▶ **What you need to do**: Copy each line exactly. Drop every picture.
-- Begin Data provided --
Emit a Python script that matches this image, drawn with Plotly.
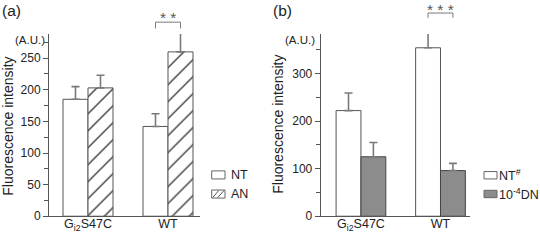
import plotly.graph_objects as go

# ---- data ----
categories = ["G<sub>i2</sub>S47C", "WT"]
a_nt = [185, 142]
a_nt_err = [20, 20]
a_an = [203, 260]
a_an_err = [20, 30]
b_nt = [222, 354]
b_nt_err = [37, 54]
b_dn = [125, 96]
b_dn_err = [30, 15]
a_ticks = [0, 50, 100, 150, 200, 250]
b_ticks = [0, 100, 200, 300]
sig_a = {"cat": 1, "y": 307, "leg": 10, "text": "* *"}
sig_b = {"cat": 1, "y": 427, "leg": 10, "text": "* * *"}

# ---- layout geometry ----
W, H = 540, 241
BARGAP = 0.375
ydom = [(241 - 222.7) / 241, (241 - 35) / 241]
xa_dom = [49 / W, 200 / W]
xb_dom = [320.7 / W, 470 / W]
xa_rng = [-0.4875, 1.4]
xb_rng = [-0.506, 1.371]
ya_rng = [0, 288.3]
yb_rng = [0, 383]

FONT = "Arial, Liberation Sans, Helvetica, sans-serif"
TXT = "#222"
EDGE = "#555"
ERRC = "#7a7a7a"


def px(dom, rng, v):
    return dom[0] + (v - rng[0]) / (rng[1] - rng[0]) * (dom[1] - dom[0])


fig = go.Figure()

err_style = dict(type="data", symmetric=False, color=ERRC, thickness=1.6, width=4)

fig.add_trace(go.Bar(
    x=categories, y=a_nt, name="NT", xaxis="x", yaxis="y",
    marker=dict(color="white", line=dict(color=EDGE, width=1)),
    error_y=dict(array=a_nt_err, arrayminus=[0, 0], **err_style),
    showlegend=False, offsetgroup="1"))
fig.add_trace(go.Bar(
    x=categories, y=a_an, name="AN", xaxis="x", yaxis="y",
    marker=dict(color="white", line=dict(color=EDGE, width=1),
                pattern=dict(shape="/", fgcolor="#444", bgcolor="white",
                             size=12, solidity=0.12, fillmode="replace")),
    error_y=dict(array=a_an_err, arrayminus=[0, 0], **err_style),
    showlegend=False, offsetgroup="2"))
fig.add_trace(go.Bar(
    x=categories, y=b_nt, name="NT#", xaxis="x2", yaxis="y2",
    marker=dict(color="white", line=dict(color=EDGE, width=1)),
    error_y=dict(array=b_nt_err, arrayminus=[0, 0], **err_style),
    showlegend=False, offsetgroup="1"))
fig.add_trace(go.Bar(
    x=categories, y=b_dn, name="DN", xaxis="x2", yaxis="y2",
    marker=dict(color="#8c8c8c", line=dict(color="#444", width=1)),
    error_y=dict(array=b_dn_err, arrayminus=[0, 0], **err_style),
    showlegend=False, offsetgroup="2"))

xcommon = dict(showline=True, linecolor=EDGE, linewidth=1, ticks="",
               showgrid=False, zeroline=False, type="category",
               ticklabelstandoff=-4,
               tickfont=dict(family=FONT, size=12.5, color=TXT), fixedrange=True)
ycommon = dict(showline=True, linecolor=EDGE, linewidth=1, ticks="outside",
               ticklen=5, tickcolor=EDGE, showgrid=False, zeroline=False,
               tickfont=dict(family=FONT, size=12, color=TXT), domain=ydom)

shapes = []
annotations = []

for (sig, xdom, xrng, yr) in [(sig_a, xa_dom, xa_rng, ya_rng),
                              (sig_b, xb_dom, xb_rng, yb_rng)]:
    off = (1 - BARGAP) / 4
    x0 = px(xdom, xrng, sig["cat"] - off)
    x1 = px(xdom, xrng, sig["cat"] + off)
    xc = px(xdom, xrng, sig["cat"])
    yt = px(ydom, yr, sig["y"])
    yb = px(ydom, yr, sig["y"] - sig["leg"])
    ys = px(ydom, yr, sig["y"] + sig["leg"] * 0.8)
    shapes.append(dict(type="path", xref="paper", yref="paper",
                       path=f"M{x0},{yb} L{x0},{yt} L{x1},{yt} L{x1},{yb}",
                       line=dict(color=ERRC, width=1)))
    annotations.append(dict(x=xc, y=ys, xref="paper", yref="paper",
                            text=sig["text"], showarrow=False,
                            font=dict(family=FONT, size=15.5, color="#555"),
                            xanchor="center", yanchor="middle"))


def pp(xp, yp):
    return xp / W, 1 - yp / H


# panel labels, units, axis titles
for txt, xp in [("(a)", 0), ("(b)", 271)]:
    x, y = pp(xp, 0)
    annotations.append(dict(x=x, y=y, xref="paper", yref="paper", text=txt,
                            showarrow=False, xanchor="left", yanchor="top",
                            font=dict(family=FONT, size=15.5, color=TXT)))
for xp in [12.5, 283]:
    x, y = pp(xp, 41)
    annotations.append(dict(x=x, y=y, xref="paper", yref="paper", text="(A.U.)",
                            showarrow=False, xanchor="left", yanchor="middle",
                            font=dict(family=FONT, size=11.5, color=TXT)))
for xp, yp in [(8.5, 130), (278.5, 128)]:
    x, y = pp(xp, yp)
    annotations.append(dict(x=x, y=y, xref="paper", yref="paper",
                            text="Fluorescence intensity", textangle=-90,
                            showarrow=False, xanchor="center", yanchor="middle",
                            font=dict(family=FONT, size=14, color=TXT)))

# legends (manual swatches)
legend_items = [
    (211.7, 176, 225, 184.3, "white", False, "NT", 229, 12.5),
    (211.7, 195.7, 225, 204, "white", True, "AN", 229, 12.5),
    (484, 176.7, 497, 184.3, "white", False, "NT<sup>#</sup>", 497, 12.5),
    (484, 196, 497, 203.6, "#8c8c8c", False, "10<sup>-4</sup>DN", 497, 12.5),
]
for x0p, y0p, x1p, y1p, fc, hatch, label, tx, fs in legend_items:
    x0, y0 = pp(x0p, y1p)
    x1, y1 = pp(x1p, y0p)
    shapes.append(dict(type="rect", xref="paper", yref="paper", x0=x0, y0=y0,
                       x1=x1, y1=y1, fillcolor=fc, line=dict(color="#666", width=1)))
    if hatch:
        for a0, a1 in [(x0p + 1, x0p + 7), (x0p + 6, x1p - 1)]:
            lx0, ly0 = pp(a0, y1p - 0.5)
            lx1, ly1 = pp(a1, y0p + 0.5)
            shapes.append(dict(type="line", xref="paper", yref="paper",
                               x0=lx0, y0=ly0, x1=lx1, y1=ly1,
                               line=dict(color="#555", width=1)))
    x, y = pp(tx, (y0p + y1p) / 2)
    annotations.append(dict(x=x, y=y, xref="paper", yref="paper", text=label,
                            showarrow=False, xanchor="left", yanchor="middle",
                            font=dict(family=FONT, size=fs, color=TXT)))

fig.update_layout(
    width=W, height=H,
    margin=dict(l=0, r=0, t=0, b=0),
    paper_bgcolor="white", plot_bgcolor="white",
    barmode="group", bargap=BARGAP, bargroupgap=0,
    showlegend=False,
    xaxis=dict(domain=xa_dom, range=xa_rng, anchor="y", **xcommon),
    yaxis=dict(range=ya_rng, tickvals=a_ticks, anchor="x",
               minor=dict(dtick=25, ticks="outside", ticklen=4, tickcolor=EDGE),
               **ycommon),
    xaxis2=dict(domain=xb_dom, range=xb_rng, anchor="y2", **xcommon),
    yaxis2=dict(range=yb_rng, tickvals=b_ticks, anchor="x2",
                minor=dict(dtick=50, ticks="outside", ticklen=4, tickcolor=EDGE),
                **ycommon),
    shapes=shapes,
    annotations=annotations,
)

fig.write_html("out.html",
               config={"displayModeBar": False, "staticPlot": True},
               post_script="document.body.style.margin='0';document.body.style.overflow='hidden';")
-- End Data provided --
▶ **Complete answer**:
Emit a Python script that matches this image, drawn with Plotly.
import plotly.graph_objects as go

# ---- data ----
categories = ["G<sub>i2</sub>S47C", "WT"]
a_nt = [185, 142]
a_nt_err = [20, 20]
a_an = [203, 260]
a_an_err = [20, 30]
b_nt = [222, 354]
b_nt_err = [37, 54]
b_dn = [125, 96]
b_dn_err = [30, 15]
a_ticks = [0, 50, 100, 150, 200, 250]
b_ticks = [0, 100, 200, 300]
sig_a = {"cat": 1, "y": 307, "leg": 10, "text": "* *"}
sig_b = {"cat": 1, "y": 427, "leg": 10, "text": "* * *"}

# ---- layout geometry ----
W, H = 540, 241
BARGAP = 0.375
ydom = [(241 - 222.7) / 241, (241 - 35) / 241]
xa_dom = [49 / W, 200 / W]
xb_dom = [320.7 / W, 470 / W]
xa_rng = [-0.4875, 1.4]
xb_rng = [-0.506, 1.371]
ya_rng = [0, 288.3]
yb_rng = [0, 383]

FONT = "Arial, Liberation Sans, Helvetica, sans-serif"
TXT = "#222"
EDGE = "#555"
ERRC = "#7a7a7a"


def px(dom, rng, v):
    return dom[0] + (v - rng[0]) / (rng[1] - rng[0]) * (dom[1] - dom[0])


fig = go.Figure()

err_style = dict(type="data", symmetric=False, color=ERRC, thickness=1.6, width=4)

fig.add_trace(go.Bar(
    x=categories, y=a_nt, name="NT", xaxis="x", yaxis="y",
    marker=dict(color="white", line=dict(color=EDGE, width=1)),
    error_y=dict(array=a_nt_err, arrayminus=[0, 0], **err_style),
    showlegend=False, offsetgroup="1"))
fig.add_trace(go.Bar(
    x=categories, y=a_an, name="AN", xaxis="x", yaxis="y",
    marker=dict(color="white", line=dict(color=EDGE, width=1),
                pattern=dict(shape="/", fgcolor="#444", bgcolor="white",
                             size=12, solidity=0.12, fillmode="replace")),
    error_y=dict(array=a_an_err, arrayminus=[0, 0], **err_style),
    showlegend=False, offsetgroup="2"))
fig.add_trace(go.Bar(
    x=categories, y=b_nt, name="NT#", xaxis="x2", yaxis="y2",
    marker=dict(color="white", line=dict(color=EDGE, width=1)),
    error_y=dict(array=b_nt_err, arrayminus=[0, 0], **err_style),
    showlegend=False, offsetgroup="1"))
fig.add_trace(go.Bar(
    x=categories, y=b_dn, name="DN", xaxis="x2", yaxis="y2",
    marker=dict(color="#8c8c8c", line=dict(color="#444", width=1)),
    error_y=dict(array=b_dn_err, arrayminus=[0, 0], **err_style),
    showlegend=False, offsetgroup="2"))

xcommon = dict(showline=True, linecolor=EDGE, linewidth=1, ticks="",
               showgrid=False, zeroline=False, type="category",
               ticklabelstandoff=-4,
               tickfont=dict(family=FONT, size=12.5, color=TXT), fixedrange=True)
ycommon = dict(showline=True, linecolor=EDGE, linewidth=1, ticks="outside",
               ticklen=5, tickcolor=EDGE, showgrid=False, zeroline=False,
               tickfont=dict(family=FONT, size=12, color=TXT), domain=ydom)

shapes = []
annotations = []

for (sig, xdom, xrng, yr) in [(sig_a, xa_dom, xa_rng, ya_rng),
                              (sig_b, xb_dom, xb_rng, yb_rng)]:
    off = (1 - BARGAP) / 4
    x0 = px(xdom, xrng, sig["cat"] - off)
    x1 = px(xdom, xrng, sig["cat"] + off)
    xc = px(xdom, xrng, sig["cat"])
    yt = px(ydom, yr, sig["y"])
    yb = px(ydom, yr, sig["y"] - sig["leg"])
    ys = px(ydom, yr, sig["y"] + sig["leg"] * 0.8)
    shapes.append(dict(type="path", xref="paper", yref="paper",
                       path=f"M{x0},{yb} L{x0},{yt} L{x1},{yt} L{x1},{yb}",
                       line=dict(color=ERRC, width=1)))
    annotations.append(dict(x=xc, y=ys, xref="paper", yref="paper",
                            text=sig["text"], showarrow=False,
                            font=dict(family=FONT, size=15.5, color="#555"),
                            xanchor="center", yanchor="middle"))


def pp(xp, yp):
    return xp / W, 1 - yp / H


# panel labels, units, axis titles
for txt, xp in [("(a)", 0), ("(b)", 271)]:
    x, y = pp(xp, 0)
    annotations.append(dict(x=x, y=y, xref="paper", yref="paper", text=txt,
                            showarrow=False, xanchor="left", yanchor="top",
                            font=dict(family=FONT, size=15.5, color=TXT)))
for xp in [12.5, 283]:
    x, y = pp(xp, 41)
    annotations.append(dict(x=x, y=y, xref="paper", yref="paper", text="(A.U.)",
                            showarrow=False, xanchor="left", yanchor="middle",
                            font=dict(family=FONT, size=11.5, color=TXT)))
for xp, yp in [(8.5, 130), (278.5, 128)]:
    x, y = pp(xp, yp)
    annotations.append(dict(x=x, y=y, xref="paper", yref="paper",
                            text="Fluorescence intensity", textangle=-90,
                            showarrow=False, xanchor="center", yanchor="middle",
                            font=dict(family=FONT, size=14, color=TXT)))

# legends (manual swatches)
legend_items = [
    (211.7, 176, 225, 184.3, "white", False, "NT", 229, 12.5),
    (211.7, 195.7, 225, 204, "white", True, "AN", 229, 12.5),
    (484, 176.7, 497, 184.3, "white", False, "NT<sup>#</sup>", 497, 12.5),
    (484, 196, 497, 203.6, "#8c8c8c", False, "10<sup>-4</sup>DN", 497, 12.5),
]
for x0p, y0p, x1p, y1p, fc, hatch, label, tx, fs in legend_items:
    x0, y0 = pp(x0p, y1p)
    x1, y1 = pp(x1p, y0p)
    shapes.append(dict(type="rect", xref="paper", yref="paper", x0=x0, y0=y0,
                       x1=x1, y1=y1, fillcolor=fc, line=dict(color="#666", width=1)))
    if hatch:
        for a0, a1 in [(x0p + 1, x0p + 7), (x0p + 6, x1p - 1)]:
            lx0, ly0 = pp(a0, y1p - 0.5)
            lx1, ly1 = pp(a1, y0p + 0.5)
            shapes.append(dict(type="line", xref="paper", yref="paper",
                               x0=lx0, y0=ly0, x1=lx1, y1=ly1,
                               line=dict(color="#555", width=1)))
    x, y = pp(tx, (y0p + y1p) / 2)
    annotations.append(dict(x=x, y=y, xref="paper", yref="paper", text=label,
                            showarrow=False, xanchor="left", yanchor="middle",
                            font=dict(family=FONT, size=fs, color=TXT)))

fig.update_layout(
    width=W, height=H,
    margin=dict(l=0, r=0, t=0, b=0),
    paper_bgcolor="white", plot_bgcolor="white",
    barmode="group", bargap=BARGAP, bargroupgap=0,
    showlegend=False,
    xaxis=dict(domain=xa_dom, range=xa_rng, anchor="y", **xcommon),
    yaxis=dict(range=ya_rng, tickvals=a_ticks, anchor="x",
               minor=dict(dtick=25, ticks="outside", ticklen=4, tickcolor=EDGE),
               **ycommon),
    xaxis2=dict(domain=xb_dom, range=xb_rng, anchor="y2", **xcommon),
    yaxis2=dict(range=yb_rng, tickvals=b_ticks, anchor="x2",
                minor=dict(dtick=50, ticks="outside", ticklen=4, tickcolor=EDGE),
                **ycommon),
    shapes=shapes,
    annotations=annotations,
)

fig.write_html("out.html",
               config={"displayModeBar": False, "staticPlot": True},
               post_script="document.body.style.margin='0';document.body.style.overflow='hidden';")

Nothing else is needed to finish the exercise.